Joachim Nagel, the head of Germany's central bank, said something on Tuesday that nobody else in his position had said before: the world's most powerful AI vulnerability finder should be available to every financial institution that needs it, not just the members of a private club Anthropic built to manage access to the tool.
Nagel is the most senior official yet to call for universal access to Anthropic's Mythos model. His argument, delivered in Rome, was not about competitiveness. It was about governance: one private company is making a consequential decision about who gets to audit critical financial infrastructure with a tool that has already found thousands of critical vulnerabilities across every major operating system and browser, including a flaw in the FFmpeg media library that sat undetected for sixteen years. Nobody elected Anthropic to this role. No regulator has formally claimed authority over it.
The club in question is called Project Glasswing. Anthropic built it as the controlled alternative when it decided Mythos would not be released publicly — a guest list for an instrument powerful enough to shift the terms of cyber competition. JPMorgan is the only bank Anthropic has publicly confirmed as a member. But Goldman Sachs, Morgan Stanley, Bank of America, and Citigroup have all confirmed access through earnings calls and people familiar with the arrangements. Deutsche Bank chief executive Christian Sewing put it plainly: everyone is trying to gain access. His own institution was not yet on the list.
The asymmetry is not abstract. Guardrail Technologies chief executive TJ Marlin described what Mythos can do to legacy banking infrastructure in terms that should concern anyone who moves money for a living: the model can look across very complex architecture, including legacy infrastructure where undiscovered vulnerabilities and complexities are now accessible and threat factors. A bank that cannot run Mythos against its own systems cannot know what an attacker running Mythos would find first. When the next vulnerability like the FFmpeg flaw is discovered, the institutions that already have access will patch first. Everyone else finds out the hard way.
Nagel called this a competitive distortion. He is being diplomatic. The structural issue is simpler: the banks with Mythos access can audit their defenses at the frontier. The banks without it cannot. The Cloud Security Alliance warned that Mythos lowers the skill barrier for exploiting vulnerabilities at scale. The guardrails Anthropic built — the limited access, the vetted partners, the not-general-available design — are the company's own answer to that concern. Whether they are sufficient is a question nobody outside Anthropic can answer, because nobody outside Anthropic can see the full list of what Mythos has found.
The White House has not waited for the private club to solve this. Federal agencies are slated to receive Mythos access, even as the Pentagon maintains a formal supply-chain risk designation against Anthropic. The US government is negotiating its own access arrangement while European institutions argue they are being left out. Both things are true at the same time: the club is growing, but by corporate negotiation rather than regulatory design.

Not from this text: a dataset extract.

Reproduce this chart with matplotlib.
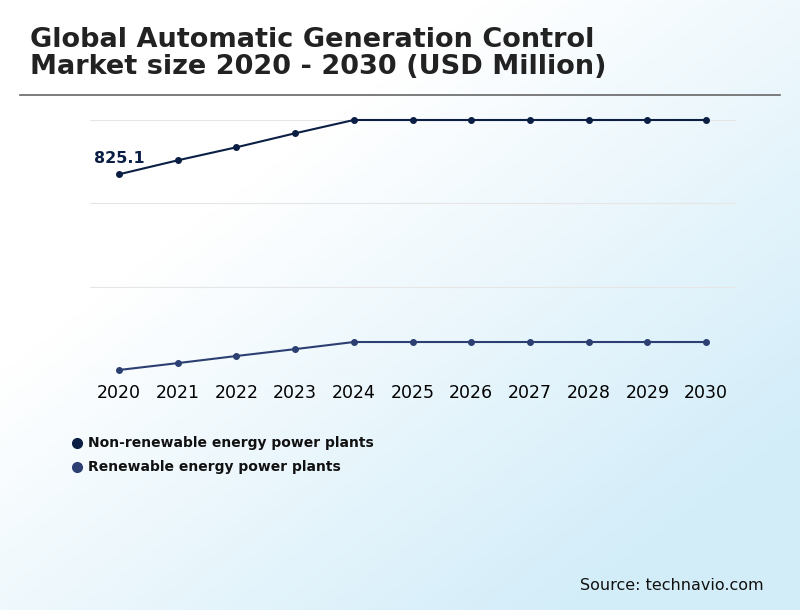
import matplotlib
matplotlib.use("Agg")
import matplotlib.pyplot as plt
import numpy as np

years = [2020, 2021, 2022, 2023, 2024, 2025, 2026, 2027, 2028, 2029, 2030]
non_renewable = [825.1, 884, 939, 998, 1054, 1054, 1054, 1054, 1054, 1054, 1054]
renewable = [0, 29, 59, 88, 118, 118, 118, 118, 118, 118, 118]
series_names = ["Non-renewable energy power plants", "Renewable energy power plants"]
colors = ["#0b1f45", "#2c3f72"]

fig = plt.figure(figsize=(8, 6.1), dpi=100)
bg = fig.add_axes([0, 0, 1, 1], zorder=-10)
xx, yy = np.meshgrid(np.linspace(0, 1, 200), np.linspace(0, 1, 200))
t = np.clip((xx * 0.9 + yy * 0.9) - 0.55, 0, 1) / 1.25
c0 = np.array([1, 1, 1]); c1 = np.array([0.78, 0.91, 0.97])
img = c0[None, None, :] * (1 - t[..., None]) + c1[None, None, :] * t[..., None]
bg.imshow(img, extent=[0, 1, 0, 1], aspect="auto", origin="upper")
bg.axis("off")

fig.text(0.038, 0.955, "Global Automatic Generation Control\nMarket size 2020 - 2030 (USD Million)",
         fontsize=19.5, fontweight="bold", color="#222222", va="top", linespacing=1.05)
fig.add_artist(plt.Line2D([0.025, 0.975], [0.844, 0.844], color="#666666", lw=1.2))

ax = fig.add_axes([0.1125, 1 - 370 / 610, 0.8075, 250 / 610])
ax.patch.set_alpha(0)
for s, c in zip([non_renewable, renewable], colors):
    ax.plot(years, s, color=c, lw=1.5, marker="o", ms=4, clip_on=False)
ax.set_xlim(2019.506, 2030.51)
ax.set_ylim(0, 1054)
ax.set_yticks([0, 351.3, 702.7, 1054])
ax.yaxis.grid(True, color="#e6e6e6", lw=0.8)
ax.set_yticklabels([])
ax.tick_params(axis="y", length=0)
ax.tick_params(axis="x", length=0, labelsize=12.5, pad=10)
ax.set_xticks(years)
for sp in ax.spines.values():
    sp.set_visible(False)
ax.annotate("825.1", (2020, 825.1), xytext=(0, 6), textcoords="offset points",
            ha="center", va="bottom", fontsize=11.5, fontweight="bold", color="#0b1f45")

for i, (n, c) in enumerate(zip(series_names, colors)):
    y = 1 - (443 + i * 24) / 610
    fig.add_artist(plt.Line2D([0.096], [y], marker="o", ms=7, color=c, lw=0))
    fig.text(0.11, y, n, fontsize=10, fontweight="bold", va="center", color="#111111")

fig.text(0.954, 0.033, "Source: technavio.com", ha="right", fontsize=11.5, color="#111111")
fig.savefig("out.png", dpi=100)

Sewing said Deutsche Bank is in close contact with European regulators about Mythos. That is the correct instinct. What remains unclear is whether those regulators have any actual authority to act on what they are hearing, or whether they are collecting information about a club they were not invited to join.
Anthropic said when it launched Mythos that the model would not be made generally available. Project Glasswing was the alternative: a controlled initiative to prepare industry for what was coming. Fourteen days later, the prepare-industry part is working. The controlled part is under pressure from the US government, from European banks, and now from the head of Germany's central bank. The question is not whether the club expands. It is who decides, and by what rules, when it does.